> **DESCRIPTION OF THE TASK**: Starting at the first line of the listing below, repeat each line up to and including the one containing "plt.rcParams['font.family'] = ['Liberation". Leave out pictures.

> **AVAILABLE DATA**:
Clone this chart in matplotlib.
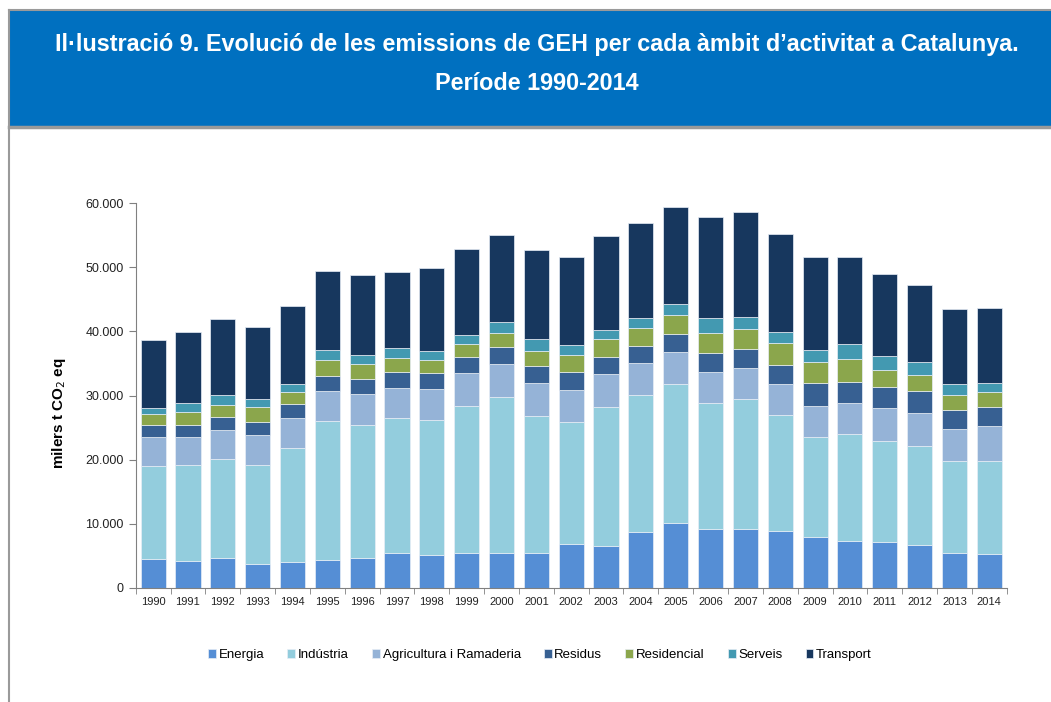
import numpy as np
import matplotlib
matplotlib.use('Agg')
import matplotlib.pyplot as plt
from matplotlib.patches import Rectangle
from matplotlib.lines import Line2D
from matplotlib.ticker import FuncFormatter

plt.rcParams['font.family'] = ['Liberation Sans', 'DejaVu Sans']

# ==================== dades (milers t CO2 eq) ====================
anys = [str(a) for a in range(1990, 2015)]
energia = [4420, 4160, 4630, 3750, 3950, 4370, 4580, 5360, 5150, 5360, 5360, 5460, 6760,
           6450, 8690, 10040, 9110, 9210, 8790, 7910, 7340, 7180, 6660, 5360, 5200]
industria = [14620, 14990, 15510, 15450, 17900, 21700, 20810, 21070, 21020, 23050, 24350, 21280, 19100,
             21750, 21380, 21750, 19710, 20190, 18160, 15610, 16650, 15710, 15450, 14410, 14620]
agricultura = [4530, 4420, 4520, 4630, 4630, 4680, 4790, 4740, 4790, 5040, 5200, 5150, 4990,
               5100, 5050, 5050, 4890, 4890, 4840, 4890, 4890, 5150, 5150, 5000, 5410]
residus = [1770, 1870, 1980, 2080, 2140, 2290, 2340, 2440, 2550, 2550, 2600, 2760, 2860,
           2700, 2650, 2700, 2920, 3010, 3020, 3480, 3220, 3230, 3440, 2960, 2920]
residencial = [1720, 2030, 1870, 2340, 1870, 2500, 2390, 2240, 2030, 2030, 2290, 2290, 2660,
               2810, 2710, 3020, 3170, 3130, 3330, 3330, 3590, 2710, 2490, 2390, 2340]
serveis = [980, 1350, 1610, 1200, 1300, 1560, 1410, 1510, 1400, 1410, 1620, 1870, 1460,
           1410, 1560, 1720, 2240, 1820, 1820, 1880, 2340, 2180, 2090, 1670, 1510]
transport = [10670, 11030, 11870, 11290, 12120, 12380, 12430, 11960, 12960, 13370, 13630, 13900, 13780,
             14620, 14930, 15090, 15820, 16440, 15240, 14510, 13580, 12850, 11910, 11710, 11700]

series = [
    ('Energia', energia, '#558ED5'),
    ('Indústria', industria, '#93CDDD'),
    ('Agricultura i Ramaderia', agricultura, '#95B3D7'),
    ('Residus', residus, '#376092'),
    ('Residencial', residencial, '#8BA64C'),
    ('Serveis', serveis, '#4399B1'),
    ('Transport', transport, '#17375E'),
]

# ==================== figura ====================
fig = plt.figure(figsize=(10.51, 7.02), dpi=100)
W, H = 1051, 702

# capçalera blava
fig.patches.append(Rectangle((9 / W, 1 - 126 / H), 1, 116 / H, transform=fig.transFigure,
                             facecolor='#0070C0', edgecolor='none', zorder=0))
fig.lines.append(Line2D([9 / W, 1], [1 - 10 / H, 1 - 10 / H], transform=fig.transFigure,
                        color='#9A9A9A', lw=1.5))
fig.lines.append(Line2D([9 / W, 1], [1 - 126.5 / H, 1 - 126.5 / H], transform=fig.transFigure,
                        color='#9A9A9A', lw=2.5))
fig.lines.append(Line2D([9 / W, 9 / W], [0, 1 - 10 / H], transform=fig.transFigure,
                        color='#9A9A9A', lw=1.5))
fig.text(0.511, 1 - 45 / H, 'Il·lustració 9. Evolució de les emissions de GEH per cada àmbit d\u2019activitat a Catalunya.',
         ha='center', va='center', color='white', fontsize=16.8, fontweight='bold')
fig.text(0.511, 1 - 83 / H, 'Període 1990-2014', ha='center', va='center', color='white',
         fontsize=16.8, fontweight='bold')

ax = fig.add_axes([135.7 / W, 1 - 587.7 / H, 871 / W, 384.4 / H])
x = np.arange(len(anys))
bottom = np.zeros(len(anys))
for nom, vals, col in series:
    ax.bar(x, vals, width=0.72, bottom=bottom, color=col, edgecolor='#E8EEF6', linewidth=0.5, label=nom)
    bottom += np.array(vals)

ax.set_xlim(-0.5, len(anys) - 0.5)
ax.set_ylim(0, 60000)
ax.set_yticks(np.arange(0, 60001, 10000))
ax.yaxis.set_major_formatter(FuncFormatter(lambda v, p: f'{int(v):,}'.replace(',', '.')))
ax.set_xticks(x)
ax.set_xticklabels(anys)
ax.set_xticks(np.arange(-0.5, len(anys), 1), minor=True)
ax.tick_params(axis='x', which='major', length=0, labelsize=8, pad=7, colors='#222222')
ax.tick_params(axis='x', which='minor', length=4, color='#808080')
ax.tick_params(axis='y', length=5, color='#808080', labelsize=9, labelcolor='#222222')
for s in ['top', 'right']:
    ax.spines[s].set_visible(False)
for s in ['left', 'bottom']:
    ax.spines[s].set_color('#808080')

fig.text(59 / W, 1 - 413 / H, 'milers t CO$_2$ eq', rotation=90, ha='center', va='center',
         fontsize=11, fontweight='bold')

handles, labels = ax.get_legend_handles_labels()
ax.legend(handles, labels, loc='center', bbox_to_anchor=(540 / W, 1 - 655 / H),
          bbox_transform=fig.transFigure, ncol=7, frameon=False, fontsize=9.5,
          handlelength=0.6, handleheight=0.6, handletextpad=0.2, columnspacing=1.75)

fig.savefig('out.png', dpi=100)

> **FULL SOLUTION**:
Clone this chart in matplotlib.
import numpy as np
import matplotlib
matplotlib.use('Agg')
import matplotlib.pyplot as plt
from matplotlib.patches import Rectangle
from matplotlib.lines import Line2D
from matplotlib.ticker import FuncFormatter

plt.rcParams['font.family'] = ['Liberation Sans', 'DejaVu Sans']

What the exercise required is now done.